Because it is New Year's Eve, there are more children than usual among the 13,000 patrons. This has been the day when French children receive their gifts and the luckiest ones have been given this extra special treat. For many, it is obviously the first hockey game they have seen. As the crowd suddenly roars, a little girl in a fur-trimmed hat, no more than 5 years old, turns to a proper-looking man in a Homburg and fur-collared great coat to ask: "What is it, Papa?" "The Rocket has the puck!" replies Papa, jumping to his feet an instant later to scream, "Le coude, le coude!" ("The elbow!") as he considers a Chicago Blackhawk to be giving the jab to the idol of all Montreal, Maurice (The Rocket) Richard. When the referee does not react, Papa joins a chorus of "Choo! Choo!" the Gallic booing form, and then cries out as an afterthought, "Achete toi des longue-vues!" This last advises the referee to invest in a pair of binoculars.
When Chicago opens the scoring in the 10th minute of the first period, a resentful murmur sweeps over the arena. Then the crowd pouts in silence. But three minutes later, Henri (The Pocket Rocket) Richard, younger brother of the incomparable Maurice, passes to the Rocket himself in front of the goal and the score is tied. The explosion lacks only a mushroom cloud. Seconds later, Kenny Mosdell scores again for Les Canadiens and in a box high in the rafters, a fur-coated woman spectator leans precariously over the edge to pound her fist against an advertisement in sheer joy. (For a report on Les Canadiens and what makes them such an engrossing team, see next week's issue.) In the stands below, men embrace each other and pretty girls laugh and let themselves be kissed. The little man who looks like Jiggs implores the French-speaking fans who have hemmed him in: "What happened, what happened?" Nobody tells him.
Now the Pocket Rocket is slammed into the fence by Allan Stanley of the Chicagoans and is carried off with a sprained ankle, and for the first time the crowd bares its fangs. "Choo, choo!" yells Papa as his little girl looks up at him anxiously, "get Stanley, get Stanley!" The gallery roars, "Assomme le!" which is to say, "Slug him!" Maurice the Rocket does not fail them. He nails the villainous Stanley with a bodycheck that sends him sprawling and the crowd goes off, happily avenged, to the concession stands below the stands.
Watching the crowd at the counters where the hot chocolate is sold, a stranger finds it difficult to believe that some part of the same kind of crowd participated in the riots of last spring. It is better not to mention the affair in Montreal now, for the city still feels the shame.
This does not mean that the crowd has become afraid to let its righteous anger boil up a little when events on the ice call for it. Thus, in the final period, when Les Canadiens break a 3-3 tie and stage a stick-whacking, body-slamming rally, the crowd lets itself go.

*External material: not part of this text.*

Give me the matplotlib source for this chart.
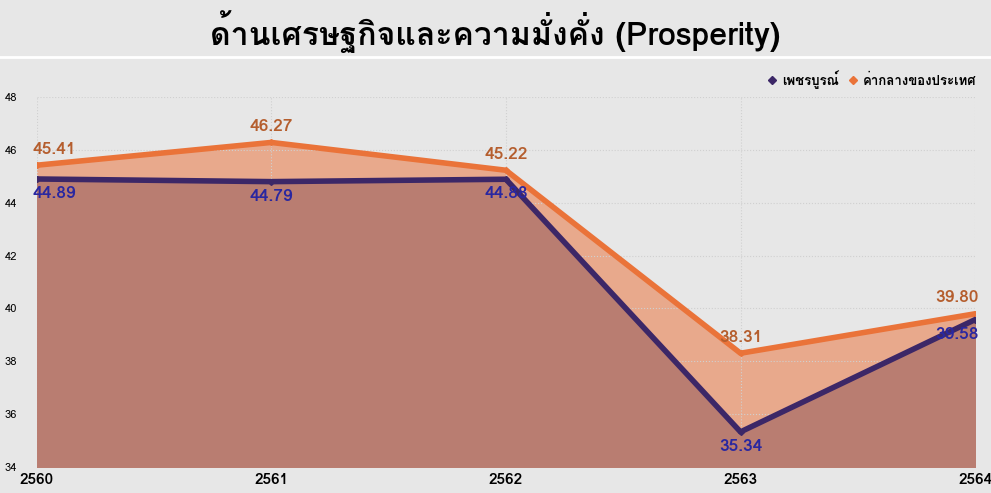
import matplotlib
matplotlib.use('Agg')
import matplotlib.pyplot as plt
from matplotlib import font_manager
from matplotlib.ft2font import FT2Font
from matplotlib.lines import Line2D

# หาฟอนต์ที่มีอักษรไทย
def find_thai_fonts():
    names = []
    for f in font_manager.fontManager.ttflist:
        try:
            if FT2Font(f.fname).get_char_index(ord('ด')) and f.name not in names:
                names.append(f.name)
        except Exception:
            pass
    return names

years = ['2560', '2561', '2562', '2563', '2564']
phetchabun = [44.89, 44.79, 44.88, 35.34, 39.58]
national = [45.41, 46.27, 45.22, 38.31, 39.80]
y_ticks = [34, 36, 38, 40, 42, 44, 46, 48]

plt.rcParams['font.family'] = find_thai_fonts() + ['DejaVu Sans']

bg = '#e7e7e7'
c_nat, c_phe = '#ea7339', '#3c2767'
fig = plt.figure(figsize=(9.91, 4.93), dpi=100, facecolor=bg)
ax = fig.add_axes([0.037, 0.052, 0.947, 0.752])
ax.set_facecolor(bg)

x = list(range(len(years)))
ax.fill_between(x, national, 34, color='#e8a98c', zorder=1)
ax.fill_between(x, phetchabun, 34, color='#b97d71', zorder=2)
ax.plot(x, national, color=c_nat, lw=4, marker='D', ms=3, zorder=3)
ax.plot(x, phetchabun, color=c_phe, lw=4, marker='D', ms=3, zorder=4)

# ป้ายค่า (ขยับจุดแรก/จุดสุดท้ายให้อยู่ในกรอบ)
last = len(years) - 1
for i, (p, n) in enumerate(zip(phetchabun, national)):
    dx = 13 if i == 0 else (-13 if i == last else 0)
    ax.annotate(f'{n:.2f}', (i, n), xytext=(dx, 6), textcoords='offset points',
                ha='center', va='bottom', fontsize=12.5, fontweight='bold',
                color='#b55e2e', zorder=5)
    ax.annotate(f'{p:.2f}', (i, p), xytext=(dx, -5), textcoords='offset points',
                ha='center', va='top', fontsize=12.5, fontweight='bold',
                color='#2a27a0', zorder=5)

ax.set_xlim(0, last)
ax.set_ylim(34, 48)
ax.set_yticks(y_ticks)
ax.set_xticks(x)
ax.set_xticklabels(years, fontsize=11, fontweight='bold')
ax.tick_params(axis='y', labelsize=8, length=0, pad=14)
ax.tick_params(axis='x', length=0, pad=4)
ax.grid(color='#d0d0d0', linestyle=':', lw=0.8)
for s in ax.spines.values():
    s.set_visible(False)

handles = [Line2D([], [], ls='none', marker='D', ms=4, color=c_phe),
           Line2D([], [], ls='none', marker='D', ms=4, color=c_nat)]
ax.legend(handles, ['เพชรบูรณ์', 'ค่ากลางของประเทศ'], loc='lower right',
          bbox_to_anchor=(1.01, 1.0), frameon=False,
          prop={'weight': 'bold', 'size': 9.5},
          handlelength=0.5, handletextpad=0.5, columnspacing=0.8, ncol=2,
          borderaxespad=0.2)

fig.text(0.5, 0.935, 'ด้านเศรษฐกิจและความมั่งคั่ง (Prosperity)', ha='center', va='center',
         fontsize=23, fontweight='bold')
fig.add_artist(Line2D([0, 1], [0.885, 0.885], color='white', lw=2))

fig.savefig('out.png', dpi=100, facecolor=bg)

And when this Chicago person, this Monsieur Tiny Tony Leswick, dares to make himself objectionable to Jean Beliveau and the Rocket himself and when the idiot of a referee fails to see things as clearly as the crowd can, what is there to do but roll up newspapers and programs and hurl them down on the ice and (this is a real sacrifice for it is snowing heavily outside) pull off one's overshoes and aim them as well at the dull-witted officials? Could a man who calls himself a citizen of Montreal do less?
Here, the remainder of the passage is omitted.